Other features include a 121.92-square meters (400-foot) guide rope attached to the front of the car, and; a 70.1-square meters (230-foot) guide rope attached to the car at the center of gravity; 30 men on the ground are needed to move the craft; pilot has three steering wheels—one for the rudder and two for horizontal planes. Instruments include: an aneroid barometer; registering barometer for heights up to 487.68-meters (1,600-feet); dynamometer that can be either connected to the envelope or balloonette (tail) by turning a valve; to offset craft vibration, all instruments are suspended by rubber attachments.
To conclude, let’s go back to Henri Deutsch de la Meurthe. He was the man who owned the dirigible after all.
Now… as we have seen above, Deutsch de la Meurthe was keenly interested in aviation – perhaps initially as a way to promote his family interests in furthering the use of petroleum oils in the fledgling automobile and aviation industries.
Still… you’d think that despite being so involved in being the money man for much of France’s aviation success, and owning his own dirigible, Deutsch de la Meurthe did not actually go up in an airplane until sometime in May 1911 when pilot Alfred Leblanc took him up for a spin in a Blériot monoplane.
And yet… on May 21, 1911, Deutsch de la Meurthe was involved in a plane crash… but perhaps not the way you would expect.
At the start of the 1911 Paris to Madrid air race, a monoplane flown by Louis Émile Train immediately had engine trouble.
Now the smart thing to do would be to land immediately, but he looked down and saw a group of mounted cavalry providing escort to the most prestigious visitors to the event.

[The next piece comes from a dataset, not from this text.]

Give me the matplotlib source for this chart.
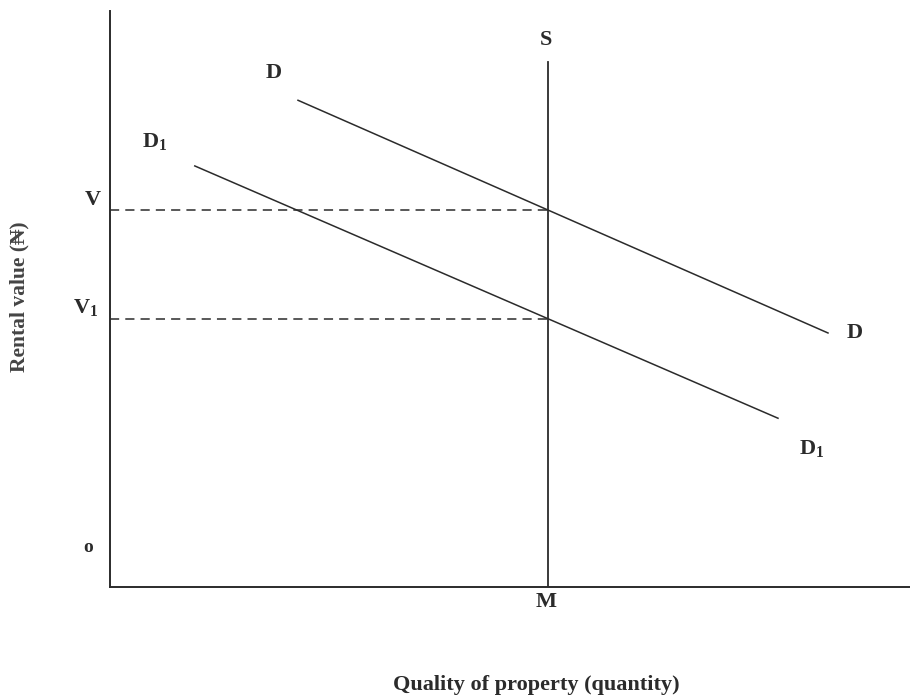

Train tried to avoid the cavalry, and instead veered into the dignitaries, including: France Prime Minister Ernest Monis (knocked out and had a broken leg); Monis’ son and Deutsch de la Meurthe suffered relatively minor injuries; while France Minister of War Henri Maurice Berteaux lost an arm and later died from a fatal head wound.
Deutsch de la Meurthe – he died of natural causes in 1919.
Oh yes… to save the best for last the company founded by the Deutsch de la Meurthe family… it was called Pétroles Jupiter, which would later become a part of the petroleum giant Shell.
Yes… that one… the one I visited and filled my car up with this morning.
I guess aligning itself up with the auto and aviation industry worked out quite well for the Deutsch de la Meurthe family.